RECORDED INFORMATION:
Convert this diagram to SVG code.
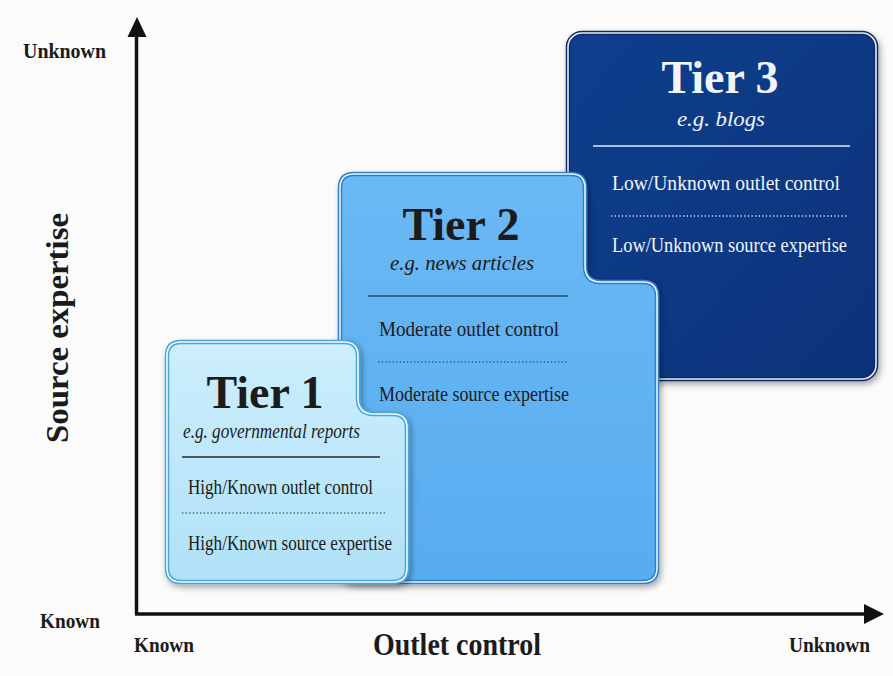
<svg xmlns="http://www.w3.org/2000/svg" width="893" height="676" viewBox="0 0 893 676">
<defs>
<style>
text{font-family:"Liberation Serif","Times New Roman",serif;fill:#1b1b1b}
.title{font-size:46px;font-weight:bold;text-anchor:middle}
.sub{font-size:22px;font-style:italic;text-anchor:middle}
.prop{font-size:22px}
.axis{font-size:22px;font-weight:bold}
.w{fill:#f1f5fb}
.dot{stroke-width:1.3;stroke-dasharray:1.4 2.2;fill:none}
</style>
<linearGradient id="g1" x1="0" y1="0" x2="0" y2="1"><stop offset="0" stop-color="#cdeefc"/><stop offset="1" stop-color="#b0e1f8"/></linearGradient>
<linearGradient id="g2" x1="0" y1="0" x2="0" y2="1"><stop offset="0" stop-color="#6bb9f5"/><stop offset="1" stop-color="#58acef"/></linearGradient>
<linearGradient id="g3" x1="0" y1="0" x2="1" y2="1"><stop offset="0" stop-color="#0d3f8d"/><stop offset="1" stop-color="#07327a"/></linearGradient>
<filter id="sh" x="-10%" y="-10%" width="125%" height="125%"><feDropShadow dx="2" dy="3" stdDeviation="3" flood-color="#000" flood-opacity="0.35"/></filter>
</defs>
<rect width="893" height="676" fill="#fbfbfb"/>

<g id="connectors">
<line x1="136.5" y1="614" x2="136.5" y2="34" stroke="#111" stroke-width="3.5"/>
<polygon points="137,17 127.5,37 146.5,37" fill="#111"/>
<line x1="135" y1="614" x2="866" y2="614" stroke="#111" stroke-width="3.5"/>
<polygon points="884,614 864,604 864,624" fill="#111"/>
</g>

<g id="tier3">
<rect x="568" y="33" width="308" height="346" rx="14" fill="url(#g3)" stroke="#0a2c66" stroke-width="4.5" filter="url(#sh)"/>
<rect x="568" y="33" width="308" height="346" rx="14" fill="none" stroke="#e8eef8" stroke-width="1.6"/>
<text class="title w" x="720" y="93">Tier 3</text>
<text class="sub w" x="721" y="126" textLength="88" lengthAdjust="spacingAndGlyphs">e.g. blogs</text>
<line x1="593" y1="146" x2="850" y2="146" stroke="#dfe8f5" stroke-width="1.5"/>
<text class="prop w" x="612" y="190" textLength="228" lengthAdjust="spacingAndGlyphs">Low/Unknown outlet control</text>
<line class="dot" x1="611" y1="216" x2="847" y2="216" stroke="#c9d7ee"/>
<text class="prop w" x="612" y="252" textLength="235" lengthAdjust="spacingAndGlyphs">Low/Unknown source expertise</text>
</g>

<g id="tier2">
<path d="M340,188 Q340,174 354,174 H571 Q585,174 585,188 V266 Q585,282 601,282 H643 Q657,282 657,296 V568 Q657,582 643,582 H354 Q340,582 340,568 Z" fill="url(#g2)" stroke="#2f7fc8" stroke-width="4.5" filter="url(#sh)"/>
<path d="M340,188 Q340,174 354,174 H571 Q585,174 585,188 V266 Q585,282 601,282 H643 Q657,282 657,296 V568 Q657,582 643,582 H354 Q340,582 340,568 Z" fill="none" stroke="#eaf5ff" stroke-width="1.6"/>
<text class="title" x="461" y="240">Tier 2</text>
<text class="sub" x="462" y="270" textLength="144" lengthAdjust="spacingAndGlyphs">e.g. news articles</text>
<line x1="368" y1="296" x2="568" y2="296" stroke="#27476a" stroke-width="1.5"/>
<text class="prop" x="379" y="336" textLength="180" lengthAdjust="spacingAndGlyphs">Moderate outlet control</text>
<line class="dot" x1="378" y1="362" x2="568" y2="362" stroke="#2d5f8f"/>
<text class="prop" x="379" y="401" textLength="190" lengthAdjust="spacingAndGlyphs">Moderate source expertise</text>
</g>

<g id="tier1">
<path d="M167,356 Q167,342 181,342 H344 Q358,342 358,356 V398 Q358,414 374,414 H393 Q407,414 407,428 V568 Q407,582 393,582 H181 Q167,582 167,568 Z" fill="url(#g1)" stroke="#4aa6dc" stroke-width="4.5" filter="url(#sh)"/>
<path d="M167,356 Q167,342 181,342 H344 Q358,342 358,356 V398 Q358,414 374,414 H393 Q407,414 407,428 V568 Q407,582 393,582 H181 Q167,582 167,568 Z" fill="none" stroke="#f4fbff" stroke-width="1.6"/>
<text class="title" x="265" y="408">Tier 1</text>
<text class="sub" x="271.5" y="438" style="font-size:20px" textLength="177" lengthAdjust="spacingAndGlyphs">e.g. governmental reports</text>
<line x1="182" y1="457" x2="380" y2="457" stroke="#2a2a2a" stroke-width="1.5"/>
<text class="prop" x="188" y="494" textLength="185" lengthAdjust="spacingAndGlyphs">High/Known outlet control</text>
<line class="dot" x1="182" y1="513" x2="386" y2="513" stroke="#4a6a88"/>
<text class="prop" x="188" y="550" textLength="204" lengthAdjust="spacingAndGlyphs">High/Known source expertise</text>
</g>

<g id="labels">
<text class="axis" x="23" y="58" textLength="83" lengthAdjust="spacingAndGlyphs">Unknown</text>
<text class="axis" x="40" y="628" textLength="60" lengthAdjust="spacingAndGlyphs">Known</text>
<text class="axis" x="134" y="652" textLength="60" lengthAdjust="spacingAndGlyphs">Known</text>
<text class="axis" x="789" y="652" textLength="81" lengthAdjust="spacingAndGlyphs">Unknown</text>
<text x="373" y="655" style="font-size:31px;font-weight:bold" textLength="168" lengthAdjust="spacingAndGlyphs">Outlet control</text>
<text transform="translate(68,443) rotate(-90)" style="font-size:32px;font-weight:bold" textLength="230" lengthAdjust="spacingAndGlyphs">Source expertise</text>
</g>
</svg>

WHAT THE TASK ASKS: Every line of the data above should be quoted exactly. Omit the pictures.

FULL RESPONSE:
Convert this diagram to SVG code.
<svg xmlns="http://www.w3.org/2000/svg" width="893" height="676" viewBox="0 0 893 676">
<defs>
<style>
text{font-family:"Liberation Serif","Times New Roman",serif;fill:#1b1b1b}
.title{font-size:46px;font-weight:bold;text-anchor:middle}
.sub{font-size:22px;font-style:italic;text-anchor:middle}
.prop{font-size:22px}
.axis{font-size:22px;font-weight:bold}
.w{fill:#f1f5fb}
.dot{stroke-width:1.3;stroke-dasharray:1.4 2.2;fill:none}
</style>
<linearGradient id="g1" x1="0" y1="0" x2="0" y2="1"><stop offset="0" stop-color="#cdeefc"/><stop offset="1" stop-color="#b0e1f8"/></linearGradient>
<linearGradient id="g2" x1="0" y1="0" x2="0" y2="1"><stop offset="0" stop-color="#6bb9f5"/><stop offset="1" stop-color="#58acef"/></linearGradient>
<linearGradient id="g3" x1="0" y1="0" x2="1" y2="1"><stop offset="0" stop-color="#0d3f8d"/><stop offset="1" stop-color="#07327a"/></linearGradient>
<filter id="sh" x="-10%" y="-10%" width="125%" height="125%"><feDropShadow dx="2" dy="3" stdDeviation="3" flood-color="#000" flood-opacity="0.35"/></filter>
</defs>
<rect width="893" height="676" fill="#fbfbfb"/>

<g id="connectors">
<line x1="136.5" y1="614" x2="136.5" y2="34" stroke="#111" stroke-width="3.5"/>
<polygon points="137,17 127.5,37 146.5,37" fill="#111"/>
<line x1="135" y1="614" x2="866" y2="614" stroke="#111" stroke-width="3.5"/>
<polygon points="884,614 864,604 864,624" fill="#111"/>
</g>

<g id="tier3">
<rect x="568" y="33" width="308" height="346" rx="14" fill="url(#g3)" stroke="#0a2c66" stroke-width="4.5" filter="url(#sh)"/>
<rect x="568" y="33" width="308" height="346" rx="14" fill="none" stroke="#e8eef8" stroke-width="1.6"/>
<text class="title w" x="720" y="93">Tier 3</text>
<text class="sub w" x="721" y="126" textLength="88" lengthAdjust="spacingAndGlyphs">e.g. blogs</text>
<line x1="593" y1="146" x2="850" y2="146" stroke="#dfe8f5" stroke-width="1.5"/>
<text class="prop w" x="612" y="190" textLength="228" lengthAdjust="spacingAndGlyphs">Low/Unknown outlet control</text>
<line class="dot" x1="611" y1="216" x2="847" y2="216" stroke="#c9d7ee"/>
<text class="prop w" x="612" y="252" textLength="235" lengthAdjust="spacingAndGlyphs">Low/Unknown source expertise</text>
</g>

<g id="tier2">
<path d="M340,188 Q340,174 354,174 H571 Q585,174 585,188 V266 Q585,282 601,282 H643 Q657,282 657,296 V568 Q657,582 643,582 H354 Q340,582 340,568 Z" fill="url(#g2)" stroke="#2f7fc8" stroke-width="4.5" filter="url(#sh)"/>
<path d="M340,188 Q340,174 354,174 H571 Q585,174 585,188 V266 Q585,282 601,282 H643 Q657,282 657,296 V568 Q657,582 643,582 H354 Q340,582 340,568 Z" fill="none" stroke="#eaf5ff" stroke-width="1.6"/>
<text class="title" x="461" y="240">Tier 2</text>
<text class="sub" x="462" y="270" textLength="144" lengthAdjust="spacingAndGlyphs">e.g. news articles</text>
<line x1="368" y1="296" x2="568" y2="296" stroke="#27476a" stroke-width="1.5"/>
<text class="prop" x="379" y="336" textLength="180" lengthAdjust="spacingAndGlyphs">Moderate outlet control</text>
<line class="dot" x1="378" y1="362" x2="568" y2="362" stroke="#2d5f8f"/>
<text class="prop" x="379" y="401" textLength="190" lengthAdjust="spacingAndGlyphs">Moderate source expertise</text>
</g>

<g id="tier1">
<path d="M167,356 Q167,342 181,342 H344 Q358,342 358,356 V398 Q358,414 374,414 H393 Q407,414 407,428 V568 Q407,582 393,582 H181 Q167,582 167,568 Z" fill="url(#g1)" stroke="#4aa6dc" stroke-width="4.5" filter="url(#sh)"/>
<path d="M167,356 Q167,342 181,342 H344 Q358,342 358,356 V398 Q358,414 374,414 H393 Q407,414 407,428 V568 Q407,582 393,582 H181 Q167,582 167,568 Z" fill="none" stroke="#f4fbff" stroke-width="1.6"/>
<text class="title" x="265" y="408">Tier 1</text>
<text class="sub" x="271.5" y="438" style="font-size:20px" textLength="177" lengthAdjust="spacingAndGlyphs">e.g. governmental reports</text>
<line x1="182" y1="457" x2="380" y2="457" stroke="#2a2a2a" stroke-width="1.5"/>
<text class="prop" x="188" y="494" textLength="185" lengthAdjust="spacingAndGlyphs">High/Known outlet control</text>
<line class="dot" x1="182" y1="513" x2="386" y2="513" stroke="#4a6a88"/>
<text class="prop" x="188" y="550" textLength="204" lengthAdjust="spacingAndGlyphs">High/Known source expertise</text>
</g>

<g id="labels">
<text class="axis" x="23" y="58" textLength="83" lengthAdjust="spacingAndGlyphs">Unknown</text>
<text class="axis" x="40" y="628" textLength="60" lengthAdjust="spacingAndGlyphs">Known</text>
<text class="axis" x="134" y="652" textLength="60" lengthAdjust="spacingAndGlyphs">Known</text>
<text class="axis" x="789" y="652" textLength="81" lengthAdjust="spacingAndGlyphs">Unknown</text>
<text x="373" y="655" style="font-size:31px;font-weight:bold" textLength="168" lengthAdjust="spacingAndGlyphs">Outlet control</text>
<text transform="translate(68,443) rotate(-90)" style="font-size:32px;font-weight:bold" textLength="230" lengthAdjust="spacingAndGlyphs">Source expertise</text>
</g>
</svg>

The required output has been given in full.